You know they only want their child to go there because it's the best school not because it's a faith school. Criticising them for that is pretty low. No child should be left with poorer educational opportunities because they are not a member of a particular religion. Turn your ire on a system that allows that to happen instead.

Her comments to you aren't on, but then nor are yours. You're judging just as much - she didn't have the privilege you did of being able to relocate.

Marchitectmummy · 25/07/2019 07:02

That isn't the behaviour of a friend. It sounds like despite getting a place in the school she is jealous of something. Unless you are able / want to give her concession you might need to move on. Rise above it or ditch

ZenNudist · 25/07/2019 07:03

Drop her

formerbabe · 25/07/2019 07:08

Blimey, she sounds tedious.

Ragwort · 25/07/2019 07:10

She sounds immature and childish, why bother continuing the friendship? Just smile and nod when she talks about the school and change the subject to something more interesting.
.

Barbarafromblackpool · 25/07/2019 07:15

There's no way I'd send my child to a faith school, and come the revolution they'll be first to go. You've got principles, you're child is in a good school she's a smug cunt.

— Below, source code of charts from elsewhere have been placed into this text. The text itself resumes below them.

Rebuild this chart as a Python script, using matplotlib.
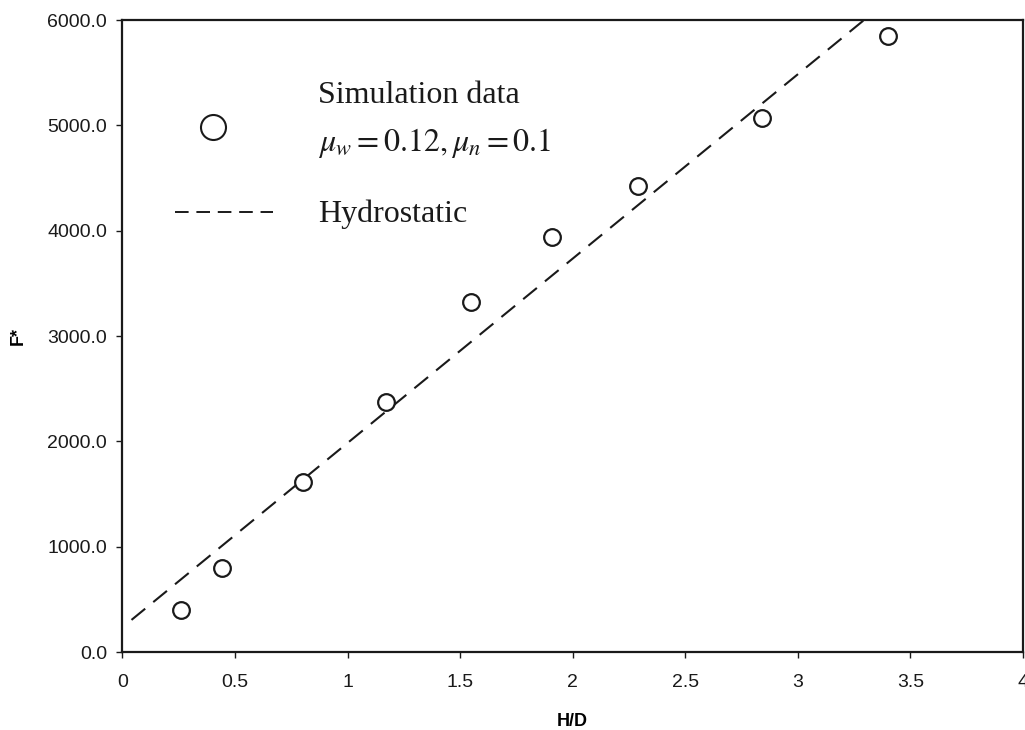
import matplotlib
matplotlib.use('Agg')
import matplotlib.pyplot as plt

# simulation data
hd_sim = [0.26, 0.44, 0.80, 1.17, 1.55, 1.91, 2.29, 2.84, 3.40]
f_sim = [400, 795, 1615, 2375, 3320, 3940, 4420, 5065, 5845]

# hydrostatic line
hd_hyd = [0.04, 3.30]
f_hyd = [305, 6010]

x_ticks = [0, 0.5, 1, 1.5, 2, 2.5, 3, 3.5, 4]
x_labels = ['0', '0.5', '1', '1.5', '2', '2.5', '3', '3.5', '4']
y_ticks = [0, 1000, 2000, 3000, 4000, 5000, 6000]

plt.rcParams['font.family'] = ['Liberation Sans', 'DejaVu Sans']
plt.rcParams['mathtext.fontset'] = 'stix'

fig = plt.figure(figsize=(10.25, 7.3), dpi=100)
ax = fig.add_axes([0.1195, 0.1068, 0.8785, 0.8658])

ax.plot(hd_hyd, f_hyd, color='#1a1a1a', lw=1.5, linestyle=(0, (8.5, 5)))
ax.plot(hd_sim, f_sim, linestyle='none', marker='o', markersize=12,
        markerfacecolor='white', markeredgecolor='#1a1a1a', markeredgewidth=1.6)

ax.set_xlim(0, 4)
ax.set_ylim(0, 6000)
ax.set_xticks(x_ticks)
ax.set_xticklabels(x_labels)
ax.set_yticks(y_ticks)
ax.set_yticklabels([f'{v:.1f}' for v in y_ticks])
ax.tick_params(direction='out', length=4, width=1, labelsize=14, colors='#1a1a1a')
ax.tick_params(axis='x', pad=12)
ax.tick_params(axis='y', pad=7)
for s in ax.spines.values():
    s.set_linewidth(1.6)
    s.set_color('#1a1a1a')

ax.set_xlabel('H/D', fontsize=13, fontweight='bold', labelpad=16)
ax.set_ylabel('F*', fontsize=13, fontweight='bold', labelpad=15)

# hand-made legend
serif = ['Liberation Serif', 'DejaVu Serif']
ax.plot([0.1005], [0.831], transform=ax.transAxes, marker='o', markersize=18,
        markerfacecolor='white', markeredgecolor='#1a1a1a', markeredgewidth=1.5,
        clip_on=False)
ax.text(0.217, 0.880, 'Simulation data', transform=ax.transAxes, family=serif,
        fontsize=23, va='center', color='#1a1a1a')
ax.text(0.217, 0.806, r'$\mu_w = 0.12, \mu_n = 0.1$', transform=ax.transAxes,
        fontsize=23, va='center', color='#1a1a1a')
ax.plot([0.058, 0.167], [0.696, 0.696], transform=ax.transAxes, color='#1a1a1a',
        lw=1.4, linestyle=(0, (7, 4)))
ax.text(0.217, 0.693, 'Hydrostatic', transform=ax.transAxes, family=serif,
        fontsize=23, va='center', color='#1a1a1a')

fig.savefig('out.png', dpi=100)
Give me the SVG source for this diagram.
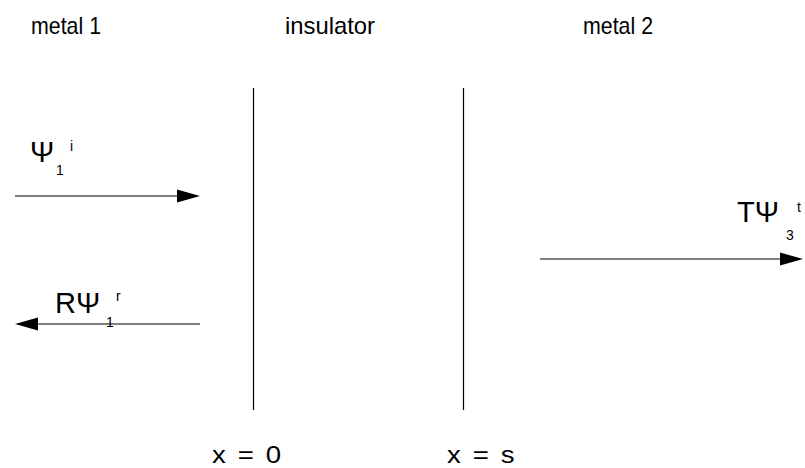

RickOShay · 25/07/2019 07:19

@mousetolioness I agree entirely with your post. Op the only person’s opinion of you that really matters is your own.
She is in a world of denial, you are not.

user1493413286 · 25/07/2019 07:22

Next time she says it I would just say just say that’s lovely but we didn’t want to go to that school. I do wonder if she’ll regret it a bit in the future as a she’ll have to keep up that lie, join in any school religious activities and submit to her child being taught all of the religious side. I’d rather move like you did.